1. This novel, according to a 1991 American Library of Congress survey, was the book which, after the Bible, had most influenced American lives.


2. Critic Martin Walser said of this author: ‘Reading [him] one can feel like an atrophied example of humanity. One has the sense that until now one has hardly made any use at all of the full range of one’s own consciousness.’


3. In this novel the secret selves of Leopold Bloom and Stephen Dedalus are laid bare in a stream-of-consciousness technique…


4. This famous novel about K (we never find out his name) is a parable about man and grace, a pilgrim’s progress where the pilgrim doesn’t make any progress.


5. Who wrote ‘The Man Without Qualities’ – about bureaucracy – in this case the Austrian Empire on the eve of its collapse in 1913-14.


6. His finest novel offers accounts of married love unmatched in fiction. (Bernard Shaw said of him, ‘He developed a whole philosophy of fascism before the politicians had thought of it’).


7. A story about Little Oskar and his drum.


8. A prose lyric; the setting: a Hebridean island, in 1919.


9. This one catches the post-World War 1 Lost Generation perfectly – Jake Barnes, the war-wounded American reporter, Lady Brett Ashley, and their entourage – at ease in France, in Spain, but with no true home.


10. It’s the story of an ageing Russian emigre’s pursuit of a nymphet across low-life America.


11. The remote South American town of Macondo is seen through the eyes of seven generations of the incessently marrying and inter-marrying Buendia family.


12. This is a book about books, particularly those written by Dead White European Males.
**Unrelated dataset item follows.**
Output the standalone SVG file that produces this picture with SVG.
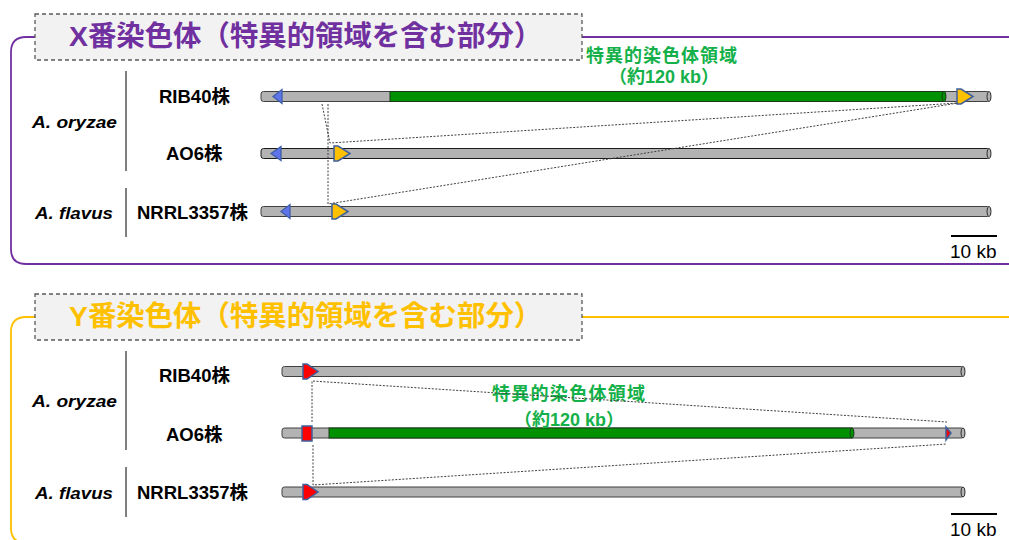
<svg xmlns="http://www.w3.org/2000/svg" width="1009" height="540" viewBox="0 0 1009 540">
<style>
.title{font-family:"Liberation Sans","Noto Sans CJK JP",sans-serif;font-weight:bold;font-size:28.4px}
.tbox{fill:#f2f2f2;stroke:#595959;stroke-width:1.3;stroke-dasharray:4 3}
.lbl{font-family:"Liberation Sans","Noto Sans CJK JP",sans-serif;font-weight:bold;font-size:18.5px;fill:#000}
.sp{font-family:"Liberation Sans",sans-serif;font-weight:bold;font-style:italic;font-size:17px;fill:#000}
.grn{font-family:"Liberation Sans","Noto Sans CJK JP",sans-serif;font-weight:bold;font-size:18px;fill:#14b04a}
.sep{stroke:#7f7f7f;stroke-width:2}
.bar{fill:#b3b3b3;stroke:#404040;stroke-width:1}
.cap{fill:#b3b3b3;stroke:#303030;stroke-width:1}
.green{fill:#009100;stroke:#1a3a1a;stroke-width:1}
.gcap{fill:#009100;stroke:#1a3a1a;stroke-width:1}
.blue{fill:#5f74ea;stroke:#3f5fa8;stroke-width:1.3}
.yel{fill:#ffc000;stroke:#3f5f9c;stroke-width:1.5}
.red{fill:#ff0000;stroke:#3f5f9c;stroke-width:1.5}
.dot{fill:none;stroke:#404040;stroke-width:1;stroke-dasharray:2 1.5}
.scale{stroke:#000;stroke-width:2}
.stxt{font-family:"Liberation Sans",sans-serif;font-size:19px;fill:#000}
</style>

<!-- X chromosome panel -->
<g id="frameX" fill="none" stroke="#7030a0" stroke-width="1.8">
  <path d="M35 37 H26 Q11 37 11 52 V249 Q11 264 26 264 H1009"/>
  <path d="M582 37 H1009"/>
</g>
<g id="titleX">
  <rect class="tbox" x="35" y="14" width="547" height="46"/>
  <text class="title" x="69" y="46" fill="#7030a0">X番染色体（特異的領域を含む部分）</text>
</g>
<g id="labelsX">
  <line class="sep" x1="126" y1="71" x2="126" y2="171"/>
  <line class="sep" x1="126" y1="188" x2="126" y2="237"/>
  <text class="sp" x="32" y="128" textLength="85" lengthAdjust="spacingAndGlyphs">A. oryzae</text>
  <text class="sp" x="35" y="219" textLength="78" lengthAdjust="spacingAndGlyphs">A. flavus</text>
</g>

<g id="X_RIB40">
  <text class="lbl" x="159" y="103">RIB40株</text>
  <rect class="bar" x="261" y="91.5" width="729" height="10" rx="2.5"/>
  <ellipse class="cap" cx="989" cy="96.5" rx="2" ry="5"/>
  <rect class="green" x="390" y="91.5" width="554" height="10"/>
  <ellipse class="gcap" cx="944" cy="96.5" rx="2" ry="5"/>
  <polygon class="blue" points="273,96.5 282,89.5 282,103.5"/>
  <polygon class="yel" points="957,89 961,89 973,96.5 961,104 957,104"/>
</g>
<g id="X_AO6">
  <text class="lbl" x="166" y="160">AO6株</text>
  <rect class="bar" x="261" y="148.5" width="729" height="10" rx="2.5" style="stroke:#1a1a1a"/>
  <ellipse class="cap" cx="989" cy="153.5" rx="2" ry="5"/>
  <polygon class="blue" points="271,153.5 281,146.5 281,160.5"/>
  <polygon class="yel" points="334,146 338,146 350,153.5 338,161 334,161"/>
</g>
<g id="X_NRRL3357">
  <text class="lbl" x="137" y="219">NRRL3357株</text>
  <rect class="bar" x="261" y="206.5" width="729" height="10" rx="2.5"/>
  <ellipse class="cap" cx="989" cy="211.5" rx="2" ry="5"/>
  <polygon class="blue" points="281,211.5 290,204.5 290,218.5"/>
  <polygon class="yel" points="332,204 336,204 348,211.5 336,219 332,219"/>
</g>
<g id="X_region_label">
  <text class="grn" x="586" y="62" textLength="151" lengthAdjust="spacing">特異的染色体領域</text>
  <text class="grn" x="664" y="83" text-anchor="middle">（約120 kb）</text>
</g>
<g id="X_scale">
  <line class="scale" x1="951" y1="236" x2="997" y2="236"/>
  <text class="stxt" x="950" y="258">10 kb</text>
</g>

<!-- Y chromosome panel -->
<g id="frameY" fill="none" stroke="#ffc000" stroke-width="1.8">
  <path d="M35 317 H26 Q11 317 11 332 V528 Q11 543 26 543 H1009"/>
  <path d="M582 317 H1009"/>
</g>
<g id="titleY">
  <rect class="tbox" x="35" y="294" width="547" height="46"/>
  <text class="title" x="69" y="326" fill="#ffc000">Y番染色体（特異的領域を含む部分）</text>
</g>
<g id="labelsY">
  <line class="sep" x1="126" y1="351" x2="126" y2="450"/>
  <line class="sep" x1="126" y1="467" x2="126" y2="517"/>
  <text class="sp" x="32" y="407" textLength="85" lengthAdjust="spacingAndGlyphs">A. oryzae</text>
  <text class="sp" x="35" y="499" textLength="78" lengthAdjust="spacingAndGlyphs">A. flavus</text>
</g>

<g id="Y_RIB40">
  <text class="lbl" x="159" y="382">RIB40株</text>
  <rect class="bar" x="282" y="366.5" width="682" height="10" rx="2.5"/>
  <ellipse class="cap" cx="963" cy="371.5" rx="2" ry="5"/>
  <polygon class="red" points="303,364 307,364 318,371.5 307,379 303,379"/>
</g>
<g id="Y_AO6">
  <text class="lbl" x="166" y="441">AO6株</text>
  <rect class="bar" x="282" y="428" width="682" height="10" rx="2.5"/>
  <ellipse class="cap" cx="963" cy="433" rx="2" ry="5"/>
  <rect class="green" x="329" y="428" width="523" height="10"/>
  <ellipse class="gcap" cx="852" cy="433" rx="2" ry="5"/>
  <rect class="red" x="302" y="426" width="10" height="15"/>
  <polygon class="red" points="946,427 951,433 946,440"/>
</g>
<g id="Y_NRRL3357">
  <text class="lbl" x="137" y="499">NRRL3357株</text>
  <rect class="bar" x="282" y="487" width="682" height="10" rx="2.5"/>
  <ellipse class="cap" cx="963" cy="492" rx="2" ry="5"/>
  <polygon class="red" points="303,484.5 307,484.5 318,492 307,499.5 303,499.5"/>
</g>
<g id="Y_region_label">
  <text class="grn" x="492" y="400" textLength="153" lengthAdjust="spacing">特異的染色体領域</text>
  <text class="grn" x="569" y="426" text-anchor="middle">（約120 kb）</text>
</g>
<g id="Y_scale">
  <line class="scale" x1="951" y1="514" x2="997" y2="514"/>
  <text class="stxt" x="950" y="536">10 kb</text>
</g>

<g id="connectors">
  <polyline class="dot" points="322,104 330,143 958,103"/>
  <polyline class="dot" points="328,104 328,204 958,103"/>
  <polyline class="dot" points="312,422 312,381 947,422"/>
  <polyline class="dot" points="313,445 313,485 947,444"/>
</g>
</svg>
Its 578 pages is, in part, a dire prophecy of the end of civilization as Americans know it: ‘I realize that the Balkanization of literary studies is irreversible.’


Answers:


1. Ayn Rand’s ‘Atlas Shrugged’. 2. Marcel Proust. 3. James Joyce’s ‘Ulysses’. 4. Franz Kafka’s ‘The Castle’. 5. Robert Musil. 6. ‘The Rainbow’, D.H.Lawrence. 7. Gunter Grass, ‘The Tin Drum’. 8. Virginia Woolf, ‘To the Lighthouse’. 9. Ernest Hemingway, ‘The Sun Also Rises’. 10. ‘Lolita’ by Vladimir Nabokov. 11. ‘A Hundred Years of Solitude’ by Gabriel Marquez. 12. Harold Bloom, ‘The Western Canon: The Books and School of the Ages’.